#### What the task requires
Tally every line of the listing where the string "this" is found, and state the total alone.

#### Data segment
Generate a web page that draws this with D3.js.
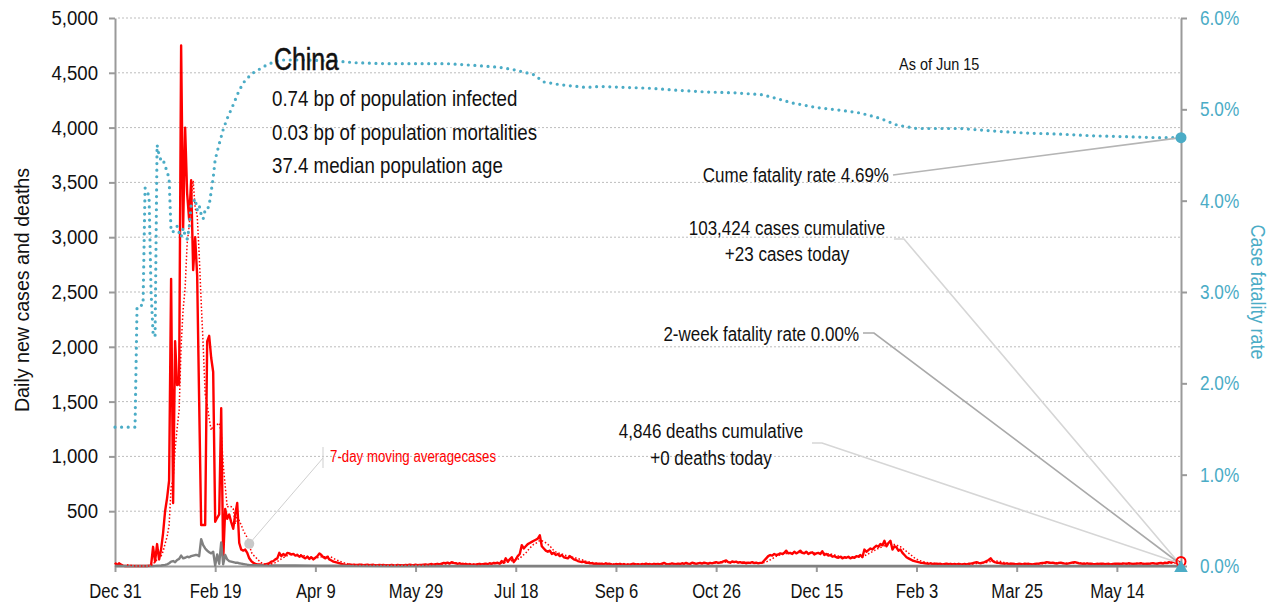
<!DOCTYPE html>
<html>
<head>
<meta charset="utf-8">
<script src="https://cdn.jsdelivr.net/npm/d3@7"></script>
<style>
  body { margin: 0; background: #fff; }
  svg { display: block; font-family: "Liberation Sans", Arial, sans-serif; }
</style>
</head>
<body>
<script>
// daily new cases, one value per day starting Dec 31 2019
const cases = [
  30,8,25,12,3,0,0,0,0,0,
  0,0,0,0,0,0,0,3,5,175,
  40,200,60,150,300,500,620,780,2620,575,
  2050,1650,1660,4750,3080,4000,3400,3160,3520,2700,
  3000,2650,1500,374,374,374,2050,2100,1900,1770,
  404,440,470,1440,60,520,430,470,400,340,
  470,575,210,150,140,150,120,70,45,30,
  20,15,15,12,10,15,20,25,40,45,
  60,70,120,90,110,95,120,115,105,110,
  95,100,85,95,80,70,85,65,80,60,
  75,90,115,100,80,70,85,60,50,40,
  35,30,25,20,15,12,10,14,8,12,
  10,9,13,11,8,10,12,7,9,11,
  6,8,10,7,9,6,8,5,10,7,
  6,9,8,7,6,10,8,12,9,7,
  11,8,10,9,12,15,10,14,18,12,
  16,20,15,22,28,25,30,22,35,28,
  25,20,24,18,15,20,12,18,10,14,
  12,16,20,15,18,22,16,25,20,28,
  25,30,20,45,30,70,40,60,80,35,
  60,90,110,190,160,180,200,210,220,230,
  240,250,280,180,160,140,130,140,110,120,
  100,110,90,100,80,75,70,90,75,60,
  55,45,40,35,40,30,30,25,25,20,
  22,20,18,22,15,25,18,20,15,12,
  18,15,20,12,18,10,15,12,18,20,
  14,16,12,18,15,22,14,18,12,20,
  16,18,15,22,28,20,15,18,24,20,
  16,22,18,25,20,28,22,18,30,25,
  20,24,28,22,30,26,20,28,24,30,
  35,28,32,38,45,50,35,30,42,35,
  40,30,35,28,32,25,30,28,35,26,
  30,24,28,30,50,70,90,100,95,110,
  100,105,115,110,120,140,115,120,110,130,
  115,125,140,120,115,130,110,120,125,105,
  115,120,110,135,100,110,95,100,85,90,
  80,75,85,70,80,75,85,70,80,75,
  90,85,100,80,150,130,145,160,150,170,
  185,175,200,190,230,180,210,230,150,180,
  170,140,150,120,100,80,70,60,50,45,
  40,35,30,28,25,22,20,24,18,20,
  22,18,20,15,18,22,16,20,14,18,
  15,20,16,14,18,15,20,22,25,30,
  35,28,25,30,35,45,55,70,45,35,
  30,28,25,22,20,24,18,20,22,18,
  16,20,18,15,22,18,20,16,14,18,
  20,22,25,28,30,35,32,28,30,25,
  22,28,30,25,22,20,24,28,32,35,
  30,25,22,20,18,24,20,22,18,16,
  20,18,20,22,16,18,20,15,18,20,
  22,20,18,24,22,20,25,22,18,20,
  24,22,25,20,18,22,20,24,26,22,
  20,25,28,22,30,26,35,30,40,32,
  45,38,23
];

// daily deaths as [day, value]
const deaths = [
  [0,0],[19,0],[20,1],[21,2],[22,3],[23,5],[24,8],[25,10],[26,15],[27,25],
  [28,40],[29,45],[30,35],[31,55],[32,65],[33,95],[34,70],[35,75],[36,85],[37,80],
  [38,90],[39,95],[40,100],[41,100],[42,90],[43,245],[44,190],[45,160],[46,140],[47,125],
  [48,115],[49,130],[50,5],[51,105],[52,20],[53,215],[54,15],[55,100],[56,60],[57,45],
  [58,40],[59,35],[60,30],[61,30],[62,25],[63,22],[64,18],[65,15],[66,12],[67,10],
  [70,8],[75,6],[80,5],[90,4],[100,3],[110,2],[120,1],[140,0],[532,0]
];

// cumulative case fatality rate (%) as [day, value]
const cfr = [
  [0,1.52],[10,1.52],[11,2.84],[14,2.86],[15,4.14],[16,4.10],[17,4.05],[18,3.0],[19,2.55],[20,2.51],
  [21,4.61],[22,4.50],[23,4.44],[24,4.45],[25,4.38],[26,4.32],[27,4.24],[28,3.66],[29,3.66],[30,3.68],
  [31,3.72],[32,3.65],[33,3.60],[34,3.70],[35,3.62],[36,3.58],[37,3.70],[38,3.95],[39,3.98],[40,4.02],
  [41,3.90],[42,3.95],[43,3.85],[44,3.80],[45,3.90],[46,3.90],[47,3.95],[48,4.10],[49,4.25],[50,4.45],
  [52,4.62],[54,4.78],[56,4.90],[59,5.05],[62,5.21],[65,5.32],[69,5.40],[76,5.49],[82,5.54],[95,5.54],
  [109,5.53],[120,5.51],[135,5.50],[166,5.50],[180,5.48],[192,5.46],[200,5.43],[209,5.38],[214,5.30],[222,5.27],
  [235,5.24],[242,5.25],[268,5.23],[280,5.21],[295,5.19],[310,5.18],[323,5.16],[330,5.12],[338,5.07],[350,5.02],
  [362,4.99],[372,4.96],[382,4.90],[390,4.83],[400,4.79],[422,4.79],[440,4.76],[455,4.74],[470,4.73],[488,4.71],
  [505,4.70],[521,4.69],[532,4.69]
];

const leftTicks = [500,1000,1500,2000,2500,3000,3500,4000,4500,5000];
const rightTicks = [0,1,2,3,4,5,6];
const dateTicks = [0,50,100,150,200,250,300,350,400,450,500];

const infoLines = [
  "0.74 bp of population infected",
  "0.03 bp of population mortalities",
  "37.4 median population age"
];

const W = 1274, H = 609;
const plotL = 115, plotR = 1181, plotT = 18, plotB = 566;
const teal = "#4bacc6";
const axisGray = "#9a9a9a";

const start = new Date(2019, 11, 31);
const day = d => d3.timeDay.offset(start, d);
const lastDay = cases.length - 1;

const x = d3.scaleTime().domain([start, day(lastDay)]).range([plotL, plotR]);
const y = d3.scaleLinear().domain([0, 5000]).range([plotB, plotT]);
const yR = d3.scaleLinear().domain([0, 6]).range([plotB, plotT]);

const svg = d3.select("body").append("svg")
  .attr("width", W)
  .attr("height", H);

// grid
svg.append("g").selectAll("line")
  .data(leftTicks)
  .join("line")
  .attr("x1", plotL + 3).attr("x2", plotR)
  .attr("y1", d => y(d)).attr("y2", d => y(d))
  .attr("stroke", "#bdbdbd")
  .attr("stroke-width", 1)
  .attr("stroke-dasharray", "2,2");

// axes
const styleAxis = (g, color, squeeze) => {
  g.attr("font-family", null).attr("font-size", null);
  g.selectAll(".domain").attr("stroke", axisGray).attr("stroke-width", 2);
  g.selectAll(".tick line").attr("stroke", axisGray).attr("stroke-width", 2);
  g.selectAll(".tick text").attr("fill", color).attr("font-size", 20)
    .attr("data-k", squeeze);
};

svg.append("g")
  .attr("transform", `translate(0,${plotB})`)
  .call(d3.axisBottom(x)
    .tickValues(dateTicks.map(day))
    .tickFormat(d3.timeFormat("%b %-d"))
    .tickSize(6).tickSizeOuter(0).tickPadding(12))
  .call(g => styleAxis(g, "#111", 0.83));

svg.append("g")
  .attr("transform", `translate(${plotL},0)`)
  .call(d3.axisLeft(y)
    .tickValues(leftTicks)
    .tickFormat(d3.format(","))
    .tickSize(6).tickSizeOuter(0).tickPadding(11))
  .call(g => styleAxis(g, "#111", 0.93));

svg.append("g")
  .attr("transform", `translate(${plotR},0)`)
  .call(d3.axisRight(yR)
    .tickValues(rightTicks)
    .tickFormat(d => d.toFixed(1) + "%")
    .tickSize(6).tickSizeOuter(0).tickPadding(13))
  .call(g => styleAxis(g, teal, 0.86));

// axis titles
svg.append("text")
  .attr("transform", "translate(29,290) rotate(-90)")
  .attr("text-anchor", "middle")
  .attr("font-size", 20)
  .attr("fill", "#111")
  .attr("data-k", 0.98)
  .text("Daily new cases and deaths");

svg.append("text")
  .attr("transform", "translate(1251,292) rotate(90)")
  .attr("text-anchor", "middle")
  .attr("font-size", 20)
  .attr("fill", teal)
  .attr("data-k", 0.9)
  .text("Case fatality rate");

// series
const caseLine = d3.line()
  .x((d, i) => x(day(i)))
  .y(d => y(d));

const ma = cases.map((v, i) => i < 6 ? null : d3.mean(cases.slice(i - 6, i + 1)));

svg.append("path")
  .datum(cases)
  .attr("fill", "none")
  .attr("stroke", "#ff0000")
  .attr("stroke-width", 2.4)
  .attr("stroke-linejoin", "round")
  .attr("d", caseLine);

svg.append("path")
  .datum(deaths)
  .attr("fill", "none")
  .attr("stroke", "#808080")
  .attr("stroke-width", 2.4)
  .attr("stroke-linejoin", "round")
  .attr("d", d3.line().x(d => x(day(d[0]))).y(d => y(d[1])));

svg.append("path")
  .datum(ma)
  .attr("fill", "none")
  .attr("stroke", "#ff0000")
  .attr("stroke-width", 1.5)
  .attr("stroke-dasharray", "1.5,2")
  .attr("d", d3.line().defined(d => d != null).x((d, i) => x(day(i))).y(d => y(d)));

svg.append("path")
  .datum(cfr)
  .attr("fill", "none")
  .attr("stroke", teal)
  .attr("stroke-width", 3.2)
  .attr("stroke-linecap", "round")
  .attr("stroke-dasharray", "0,6.6")
  .attr("d", d3.line().x(d => x(day(d[0]))).y(d => yR(d[1])));

// moving average label
const maDay = 67;
const mx = x(day(maDay)), my = y(ma[maDay]);
svg.append("line")
  .attr("x1", 323).attr("y1", 458).attr("x2", mx).attr("y2", my)
  .attr("stroke", "#cfcfcf").attr("stroke-width", 1);
svg.append("line")
  .attr("x1", 323).attr("y1", 447).attr("x2", 323).attr("y2", 468)
  .attr("stroke", "#cfcfcf").attr("stroke-width", 1);
svg.append("circle")
  .attr("cx", mx).attr("cy", my).attr("r", 5)
  .attr("fill", "#c8c8c8");
svg.append("text")
  .attr("x", 330).attr("y", 462)
  .attr("font-size", 16)
  .attr("fill", "#ff0000")
  .attr("data-k", 0.83)
  .text("7-day moving averagecases");

// end markers
const ex = x(day(lastDay));
const cfrEnd = cfr[cfr.length - 1][1];

const leaders = [
  { pts: [[893, 175], [ex, yR(cfrEnd)]], color: "#b5b5b5" },
  { pts: [[894, 239], [904, 239], [ex - 2, plotB - 3]], color: "#d6d6d6" },
  { pts: [[863, 333], [874, 333], [ex - 2, plotB - 3]], color: "#a9a9a9" },
  { pts: [[812, 443], [822, 443], [ex - 2, plotB - 3]], color: "#d6d6d6" }
];
svg.append("g").selectAll("path")
  .data(leaders)
  .join("path")
  .attr("fill", "none")
  .attr("stroke", d => d.color)
  .attr("stroke-width", 1.6)
  .attr("d", d => d3.line()(d.pts));

svg.append("circle")
  .attr("cx", ex).attr("cy", y(cases[lastDay]) - 2).attr("r", 4.5)
  .attr("fill", "none").attr("stroke", "#ff0000").attr("stroke-width", 2);

svg.append("path")
  .attr("transform", `translate(${ex},${yR(0) + 2})`)
  .attr("d", d3.symbol(d3.symbolTriangle, 80)())
  .attr("fill", teal);

svg.append("circle")
  .attr("cx", ex).attr("cy", yR(cfrEnd)).attr("r", 5.5)
  .attr("fill", teal);

// annotation text
const note = (tx, ty, anchor, size, str, k = 0.85) =>
  svg.append("text")
    .attr("x", tx).attr("y", ty)
    .attr("text-anchor", anchor)
    .attr("font-size", size)
    .attr("fill", "#111")
    .attr("data-k", k)
    .text(str);

note(274, 70, "start", 31, "China", 0.8).attr("font-weight", 500).attr("stroke", "#111").attr("stroke-width", 0.5);
infoLines.forEach((s, i) => note(272, 106 + i * 33.5, "start", 22, s));
note(899, 70, "start", 17, "As of Jun 15");
note(889, 182, "end", 20, "Cume fatality rate 4.69%");
note(787, 235, "middle", 20, "103,424 cases cumulative");
note(787, 261, "middle", 20, "+23 cases today");
note(859, 341, "end", 20, "2-week fatality rate 0.00%");
note(711, 438, "middle", 20, "4,846 deaths cumulative");
note(711, 465, "middle", 20, "+0 deaths today");

// condensed look: squeeze glyphs horizontally
svg.selectAll("text").each(function () {
  const k = +this.getAttribute("data-k") || 0.85;
  const w = this.getComputedTextLength();
  this.setAttribute("textLength", w * k);
  this.setAttribute("lengthAdjust", "spacingAndGlyphs");
});
</script>
</body>
</html>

#### Expected answer
5